High-intensity training has a place, but it should support the expedition, not dominate the plan. Short interval work can improve top-end aerobic capacity and help when your training time is limited. It can also prepare you for steep bursts of effort, heavy carries, and technical sections where the pace rises.

But there is a limit. Too much hard work creates fatigue that interferes with the steady volume most expedition athletes need. If your event is long and submaximal, your training should mostly reflect that. One focused intensity session per week is enough for many people. Some need none during the final phases if the volume and specificity are high.

Practice fueling, hydration, and recovery

A fit athlete who underfuels is still underprepared. Long mountain days expose poor eating habits quickly. If you wait until the expedition to figure out what you can eat under stress, in cold weather, or at altitude, you are taking an avoidable risk.

Use long training days to test breakfast timing, on-the-move snacks, hydration habits, and post-session recovery. Find foods you can tolerate when working hard. Learn how much water you actually drink in heat, cold, and wind. If the expedition involves altitude, expect appetite and recovery to be less predictable.

Recovery habits matter just as much. Sleep, easier days, and sensible progression are part of the training plan.
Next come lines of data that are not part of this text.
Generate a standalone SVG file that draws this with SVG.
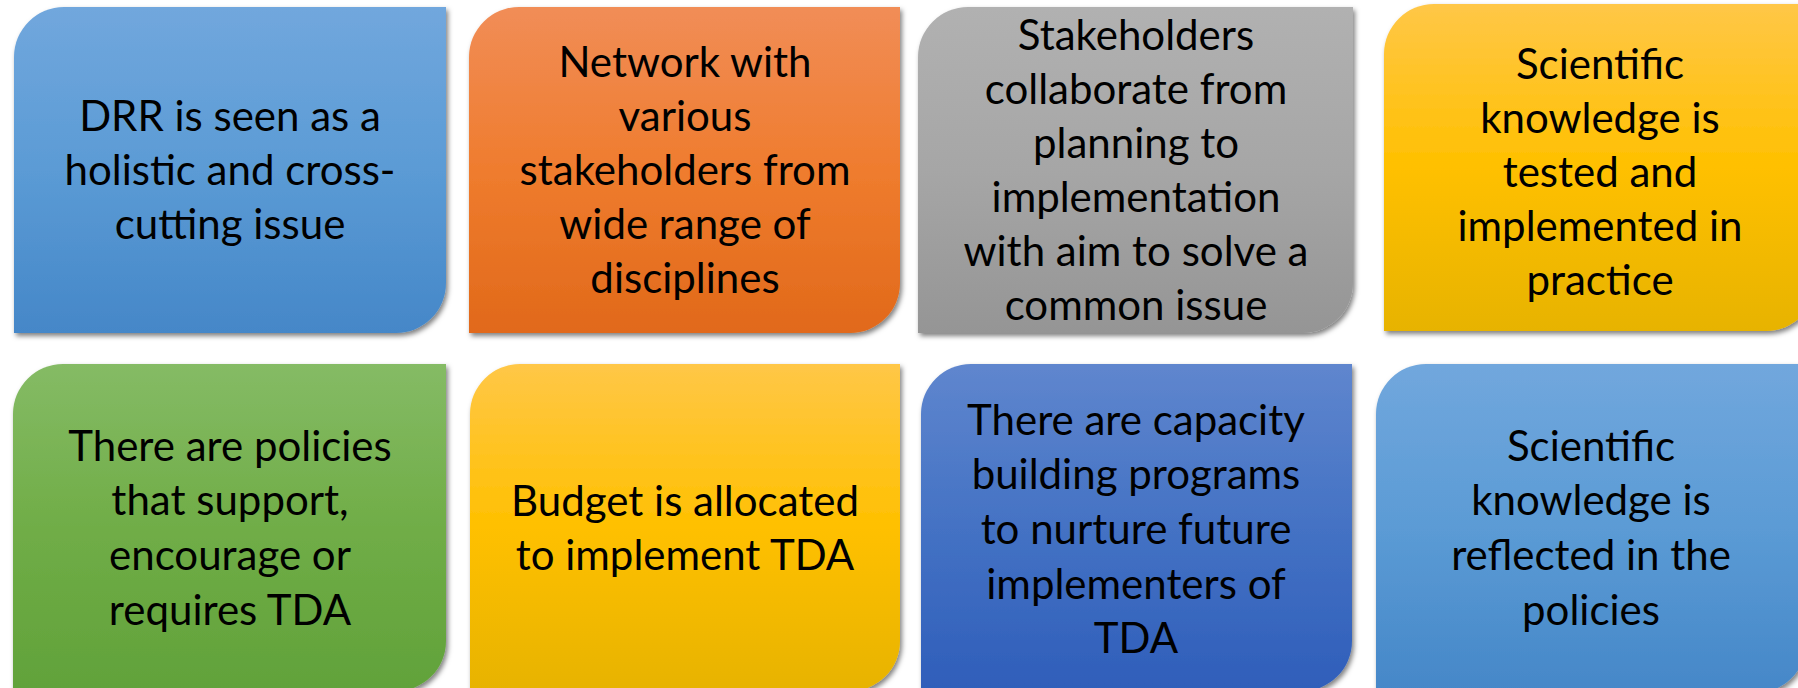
<svg xmlns="http://www.w3.org/2000/svg" width="1798" height="688" viewBox="0 0 1798 688">
  <style>
    .card { filter: url(#shadow); }
    .label { font-family: Lato, "Open Sans", "Liberation Sans", sans-serif; font-size: 42px; fill: #000000; text-anchor: middle; }
  </style>
  <defs>
    <filter id="shadow" x="-5%" y="-5%" width="115%" height="115%">
      <feDropShadow dx="2" dy="3" stdDeviation="2.5" flood-color="#000000" flood-opacity="0.5"/>
    </filter>
    <linearGradient id="gBlue" x1="0" y1="0" x2="0" y2="1">
      <stop offset="0" stop-color="#71a7dd"/>
      <stop offset="0.5" stop-color="#5b9bd5"/>
      <stop offset="1" stop-color="#4587c8"/>
    </linearGradient>
    <linearGradient id="gOrange" x1="0" y1="0" x2="0" y2="1">
      <stop offset="0" stop-color="#f18d57"/>
      <stop offset="0.5" stop-color="#ef7c2e"/>
      <stop offset="1" stop-color="#e1691a"/>
    </linearGradient>
    <linearGradient id="gGray" x1="0" y1="0" x2="0" y2="1">
      <stop offset="0" stop-color="#b1b1b1"/>
      <stop offset="0.5" stop-color="#a6a6a6"/>
      <stop offset="1" stop-color="#959595"/>
    </linearGradient>
    <linearGradient id="gYellow" x1="0" y1="0" x2="0" y2="1">
      <stop offset="0" stop-color="#ffc747"/>
      <stop offset="0.5" stop-color="#ffc000"/>
      <stop offset="1" stop-color="#e7b300"/>
    </linearGradient>
    <linearGradient id="gGreen" x1="0" y1="0" x2="0" y2="1">
      <stop offset="0" stop-color="#85bb65"/>
      <stop offset="0.5" stop-color="#70ad47"/>
      <stop offset="1" stop-color="#61a23a"/>
    </linearGradient>
    <linearGradient id="gNavy" x1="0" y1="0" x2="0" y2="1">
      <stop offset="0" stop-color="#5f86ce"/>
      <stop offset="0.5" stop-color="#4472c4"/>
      <stop offset="1" stop-color="#2f5eba"/>
    </linearGradient>
  </defs>

  <rect width="1798" height="688" fill="#ffffff"/>

  <!-- Row 1 -->
  <g id="node-drr">
    <path class="card" fill="url(#gBlue)" d="M14,57 A50,50 0 0 1 64,7 H446 V283 A50,50 0 0 1 396,333 H14 Z"/>
    <text class="label" x="230" y="131">DRR is seen as a</text>
    <text class="label" x="230" y="185">holistic and cross-</text>
    <text class="label" x="230" y="239">cutting issue</text>
  </g>

  <g id="node-network">
    <path class="card" fill="url(#gOrange)" d="M469,57 A50,50 0 0 1 519,7 H900 V283 A50,50 0 0 1 850,333 H469 Z"/>
    <text class="label" x="685" y="77">Network with</text>
    <text class="label" x="685" y="131">various</text>
    <text class="label" x="685" y="185">stakeholders from</text>
    <text class="label" x="685" y="239">wide range of</text>
    <text class="label" x="685" y="293">disciplines</text>
  </g>

  <g id="node-collaborate">
    <path class="card" fill="url(#gGray)" d="M918,57 A50,50 0 0 1 968,7 H1353 V283 A50,50 0 0 1 1303,333 H918 Z"/>
    <text class="label" x="1136" y="50">Stakeholders</text>
    <text class="label" x="1136" y="104">collaborate from</text>
    <text class="label" x="1136" y="158">planning to</text>
    <text class="label" x="1136" y="212">implementation</text>
    <text class="label" x="1136" y="266">with aim to solve a</text>
    <text class="label" x="1136" y="320">common issue</text>
  </g>

  <g id="node-tested">
    <path class="card" fill="url(#gYellow)" d="M1384,54 A50,50 0 0 1 1434,4 H1816 V281 A50,50 0 0 1 1766,331 H1384 Z"/>
    <text class="label" x="1600" y="79">Scientific</text>
    <text class="label" x="1600" y="133">knowledge is</text>
    <text class="label" x="1600" y="187">tested and</text>
    <text class="label" x="1600" y="241">implemented in</text>
    <text class="label" x="1600" y="295">practice</text>
  </g>

  <!-- Row 2 -->
  <g id="node-policies">
    <path class="card" fill="url(#gGreen)" d="M13,414 A50,50 0 0 1 63,364 H446 V641 A50,50 0 0 1 396,691 H13 Z"/>
    <text class="label" x="230" y="461">There are policies</text>
    <text class="label" x="230" y="515">that support,</text>
    <text class="label" x="230" y="570">encourage or</text>
    <text class="label" x="230" y="625">requires TDA</text>
  </g>

  <g id="node-budget">
    <path class="card" fill="url(#gYellow)" d="M470,414 A50,50 0 0 1 520,364 H900 V641 A50,50 0 0 1 850,691 H470 Z"/>
    <text class="label" x="685" y="516">Budget is allocated</text>
    <text class="label" x="685" y="570">to implement TDA</text>
  </g>

  <g id="node-capacity">
    <path class="card" fill="url(#gNavy)" d="M921,414 A50,50 0 0 1 971,364 H1352 V641 A50,50 0 0 1 1302,691 H921 Z"/>
    <text class="label" x="1136" y="435">There are capacity</text>
    <text class="label" x="1136" y="489">building programs</text>
    <text class="label" x="1136" y="544">to nurture future</text>
    <text class="label" x="1136" y="599">implementers of</text>
    <text class="label" x="1136" y="653">TDA</text>
  </g>

  <g id="node-reflected">
    <path class="card" fill="url(#gBlue)" d="M1376,414 A50,50 0 0 1 1426,364 H1806 V643 A50,50 0 0 1 1756,693 H1376 Z"/>
    <text class="label" x="1591" y="461">Scientific</text>
    <text class="label" x="1591" y="515">knowledge is</text>
    <text class="label" x="1591" y="570">reflected in the</text>
    <text class="label" x="1591" y="625">policies</text>
  </g>

  <!-- No connectors between the cards -->
  <g id="connectors"/>
</svg>
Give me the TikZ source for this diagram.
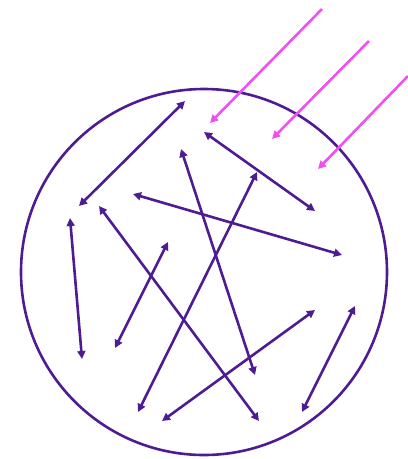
\documentclass[tikz,border=0pt]{standalone}
\usetikzlibrary{arrows.meta}
\definecolor{vio}{RGB}{78,28,146}
\definecolor{mag}{RGB}{240,80,240}
\tikzset{
  dbl/.style={draw=vio, line width=2.6pt, {Triangle[length=8pt,width=8pt]}-{Triangle[length=8pt,width=8pt]}},
  ray/.style={draw=mag, line width=2.6pt, -{Triangle[length=8pt,width=8pt]}},
  ring/.style={draw=vio, line width=2.6pt}
}
\begin{document}
\begin{tikzpicture}[x=1pt,y=-1pt]
\useasboundingbox (0,0) rectangle (408,459);
\node[ring, circle, minimum size=366pt, inner sep=0pt] (cell) at (204,272) {};
% pink rays
\coordinate (p1s) at (322,9);   \coordinate (p1e) at (210,123);
\coordinate (p2s) at (369,41);  \coordinate (p2e) at (272,139);
\coordinate (p3s) at (408,76);  \coordinate (p3e) at (318,169);
\draw[ray] (p1s) -- (p1e);
\draw[ray] (p2s) -- (p2e);
\draw[ray] (p3s) -- (p3e);
% purple double arrows
\coordinate (a1) at (185,101); \coordinate (a2) at (79,206);
\coordinate (b1) at (204,132); \coordinate (b2) at (315,211);
\coordinate (c1) at (181,149); \coordinate (c2) at (255,375);
\coordinate (d1) at (257,172); \coordinate (d2) at (138,412);
\coordinate (e1) at (133,194); \coordinate (e2) at (342,255);
\coordinate (f1) at (99,206);  \coordinate (f2) at (259,421);
\coordinate (g1) at (70,218);  \coordinate (g2) at (82,359);
\coordinate (h1) at (168,242); \coordinate (h2) at (115,348);
\coordinate (i1) at (315,310); \coordinate (i2) at (162,421);
\coordinate (j1) at (355,306); \coordinate (j2) at (302,412);
\draw[dbl] (a1) -- (a2);
\draw[dbl] (b1) -- (b2);
\draw[dbl] (c1) -- (c2);
\draw[dbl] (d1) -- (d2);
\draw[dbl] (e1) -- (e2);
\draw[dbl] (f1) -- (f2);
\draw[dbl] (g1) -- (g2);
\draw[dbl] (h1) -- (h2);
\draw[dbl] (i1) -- (i2);
\draw[dbl] (j1) -- (j2);
\end{tikzpicture}
\end{document}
The strongest athletes are not the ones who can grind every day. They are the ones who can absorb training and arrive healthy.

A realistic timeline for expedition preparation

If the objective is meaningful, give yourself enough runway. For a demanding trekking or climbing expedition, 12 to 16 weeks is a practical minimum for focused preparation. Longer is better if you are starting from a low base, carrying extra body weight, returning from injury, or preparing for altitude.

Early in the build, prioritize consistency. In the middle phase, increase volume and sport-specific work. In the final phase, make the training closely resemble the trip, then reduce load enough to arrive fresh rather than flat. Last-minute hero sessions rarely help. They usually cost recovery when you need it most.

If you are also taking a technical course or climbing with a guide, coordinate fitness and skills preparation. That is often where clients make the biggest leap forward. Peak Experience regularly sees stronger outcomes when training matches both the physical and technical demands of the objective, rather than treating fitness and mountain skills as separate problems.

The standard to aim for

Good expedition fitness is not about looking strong. It is about being able to move efficiently, recover overnight, and make sound decisions when the weather, altitude, or terrain adds pressure. You want enough reserve that the trip does not consume all your energy just to keep up.

If you are unsure whether your training matches the objective, simplify the question. Can you do the work the mountain will ask of you, for the number of days it will ask, while carrying what you need to carry? Train toward that standard, and the expedition becomes far more manageable from the first day to the last.